However, since the Company does not have any material subsidiaries or associates, the
policy is not applicable.
The details of the policy are available on the Company's website at
https://ishaaninfra.in.
PARTICULARS OF LOANS, GUARANTEES OR INVESTMENTS:
Details of Loans, Guarantees and Investments covered under the provisions of Section
186 of the Companies Act, 2013 are given in the Notes to the Financial Statements.
MERGERS AND ACQUISITIONS:
There were no mergers/acquisitions during the year.
DIRECTORS AND KEY MANAGERIAL PERSONNEL:
i. Appointment and Resignation of Directors:
During the year under review, there were new appointments and cessations of directors
on the Board of the Company.
Mr. Rajesh Sharma (08407774) was appointed as Non-Executive Director of the Company on
30th May, 2024.
Mrs. Pratima Srivastava was appointed as a Woman Independent Director of the Company on
01st July, 2024.
Mrs. Hetal Narendra Chavda (DIN: 07160586) and Mr. Maheshkumar Bhogilal Somani has
Resigned from the Composition of the board of the Company as an Independent Director on 01st
July, 2024.
Ms. Zeel Sanjay Soni has resigned from the post of Director of the at the meeting held
on 14th August, 2024.
Mr. Ashish Kumar and Mr. Ashok Kumar Chaudhary were appointed as an Additional
Directors of the Company under the category of Executive director on 19th
December, 2024.
Ms. Mamta Sharma was appointed as an Additional Director of the Company under the
category of Woman Independent Director on 19th December, 2024.
ii. Completion of tenure
Similarly, no directors completed their tenure or ceased to hold office during the year
under review. The Board's composition remained consistent throughout the period.

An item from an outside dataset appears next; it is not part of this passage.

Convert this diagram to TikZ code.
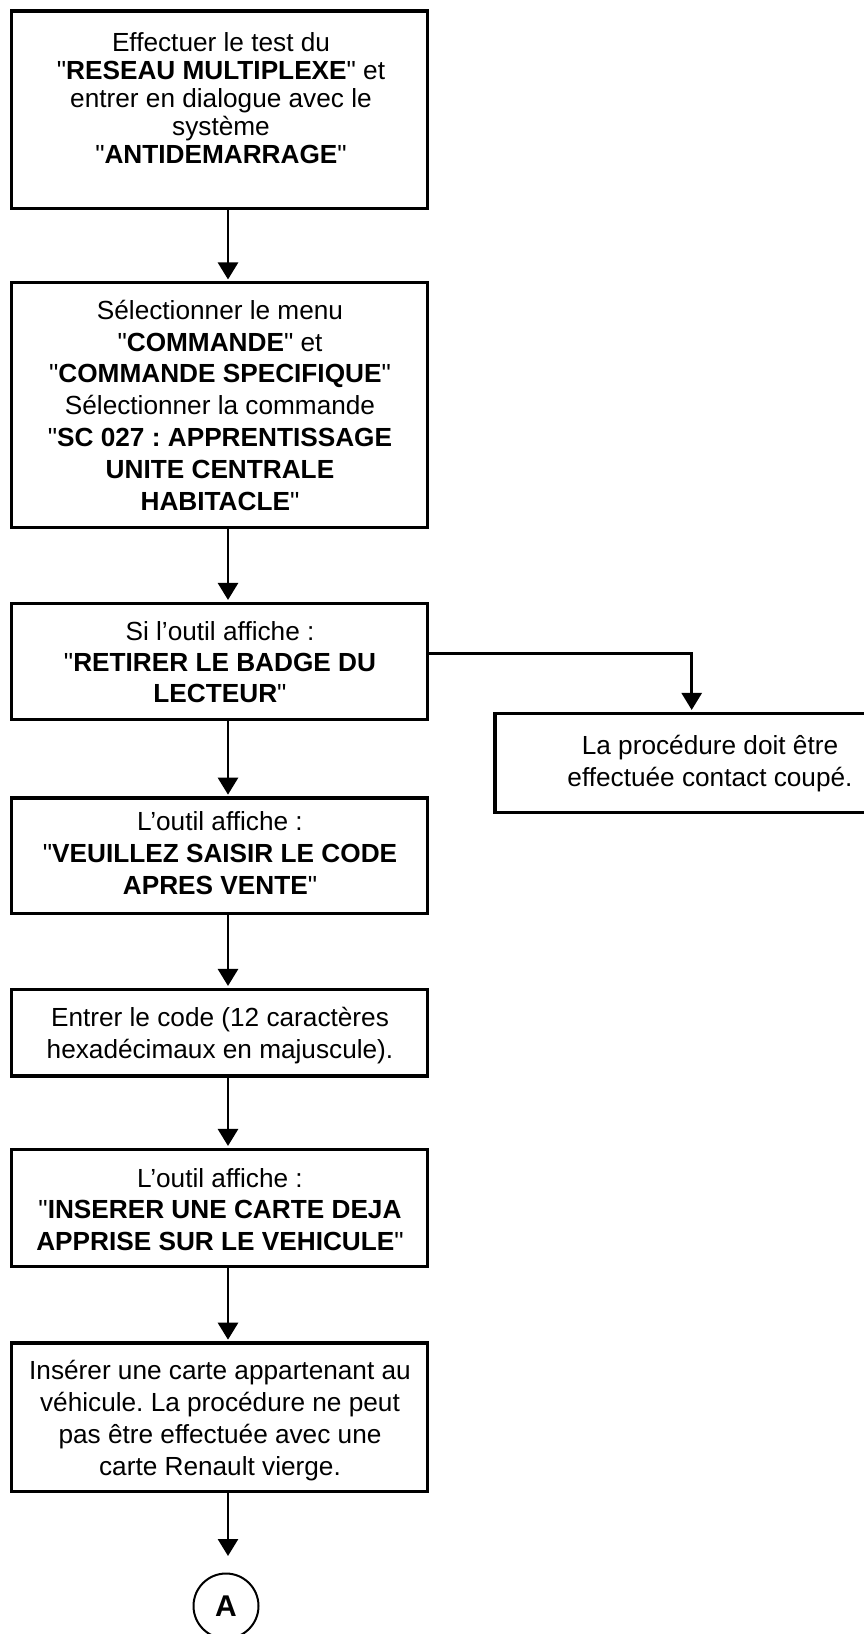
\documentclass[tikz,border=0pt]{standalone}
\usepackage{fontspec}
\setmainfont{Liberation Sans}[Ligatures=TeXOff]
\usetikzlibrary{arrows.meta}
\frenchspacing
\tikzset{
  box/.style={draw, line width=3.3pt, inner sep=0pt, rectangle},
  txt/.style={align=center, anchor=base, inner sep=0pt},
  arr/.style={line width=2.7pt, -{Triangle[length=17pt,width=20pt]}, shorten >=1.7pt},
  conn/.style={draw, circle, line width=2pt, inner sep=0pt, minimum size=65pt, font=\fontsize{30pt}{34pt}\selectfont\bfseries}
}
\newcommand{\fa}{\fontsize{26.2pt}{28pt}\selectfont\frenchspacing}
\newcommand{\fb}{\fontsize{26.2pt}{31.8pt}\selectfont\frenchspacing}
\newcommand{\fc}{\fontsize{26.2pt}{31pt}\selectfont\frenchspacing}
\begin{document}
\begin{tikzpicture}[x=1pt,y=-1pt]
\useasboundingbox (0,0) rectangle (864,1634);
\clip (0,0) rectangle (864,1634);
% boxes
\node[box, minimum width=416pt, minimum height=197.3pt] (b1) at (219.7,109.65) {};
\node[box, minimum width=416pt, minimum height=244.9pt] (b2) at (219.7,405.25) {};
\node[box, minimum width=416pt, minimum height=116pt] (b3) at (219.7,661.3) {};
\node[box, minimum width=430pt, minimum height=99.4pt] (bR) at (710,763) {};
\node[box, minimum width=416pt, minimum height=115.3pt] (b4) at (219.7,855.65) {};
\node[box, minimum width=416pt, minimum height=86.7pt] (b5) at (219.7,1032.65) {};
\node[box, minimum width=416pt, minimum height=117.2pt] (b6) at (219.7,1207.9) {};
\node[box, minimum width=416pt, minimum height=148.7pt] (b7) at (219.7,1417.4) {};
\node[conn] (cA) at (226,1606) {A};
% texts (anchored at the baseline of their last line)
\node[txt, font=\fa] (t1) at (221,163.3) {Effectuer le test du\\"\textbf{RESEAU MULTIPLEXE}" et\\entrer en dialogue avec le\\système\\"\textbf{ANTIDEMARRAGE}"};
\node[txt, font=\fb] (t2) at (220,510) {Sélectionner le menu\\"\textbf{COMMANDE}" et\\"\textbf{COMMANDE SPECIFIQUE}"\\Sélectionner la commande\\"\textbf{SC 027 : APPRENTISSAGE}\\\textbf{UNITE CENTRALE}\\\textbf{HABITACLE}"};
\node[txt, font=\fc] (t3) at (220,702) {Si l’outil affiche :\\"\textbf{RETIRER LE BADGE DU}\\\textbf{LECTEUR}"};
\node[txt, font=\fb] (tR) at (710,786.7) {La procédure doit être\\effectuée contact coupé.};
\node[txt, font=\fb] (t4) at (220,894) {L’outil affiche :\\"\textbf{VEUILLEZ SAISIR LE CODE}\\\textbf{APRES VENTE}"};
\node[txt, font=\fb] (t5) at (220,1058.3) {Entrer le code (12 caractères\\hexadécimaux en majuscule).};
\node[txt, font=\fb] (t6) at (220,1250.7) {L’outil affiche :\\"\textbf{INSERER UNE CARTE DEJA}\\\textbf{APPRISE SUR LE VEHICULE}"};
\node[txt, font=\fb] (t7) at (220,1475) {Insérer une carte appartenant au\\véhicule. La procédure ne peut\\pas être effectuée avec une\\carte Renault vierge.};
% connectors
\coordinate (ax) at (228,0);
\coordinate (rx) at (691.7,0);
\draw[arr] (b1.south -| ax) -- (b2.north -| ax);
\draw[arr] (b2.south -| ax) -- (b3.north -| ax);
\draw[arr] (b3.south -| ax) -- (b4.north -| ax);
\draw[arr] (b4.south -| ax) -- (b5.north -| ax);
\draw[arr] (b5.south -| ax) -- (b6.north -| ax);
\draw[arr] (b6.south -| ax) -- (b7.north -| ax);
\draw[arr, shorten >=16.5pt] (b7.south -| ax) -- (cA.north -| ax);
\draw[arr] ([yshift=8pt]b3.east) -| (bR.north -| rx);
\end{tikzpicture}
\end{document}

iii. Directors to retire by Rotation:
In accordance with the provisions of Section 152 of the Companies Act, 2013 and the
Articles of Association of your Company, Mr. Pratik Ashok Kumar Patwari (DIN: 11060670),
retires by rotation at the ensuing Annual General Meeting and being eligible have offered
himselves for reappointment.
The details of the Directors appointed/ to be re-appointed as required under the
provisions of the Companies Act and Listing Regulations are provided in the Notice
convening the ensuing Annual General Meeting.
iv. Declaration by Independent Directors:
The Company has received declarations from all the Independent Directors of the Company
confirming that they meet the criteria of independence as prescribed under the provisions
of Section 149(6) of the Companies Act, 2013 read with Schedules & Rules issued
thereunder as well as Regulation 16 of the Listing Regulations.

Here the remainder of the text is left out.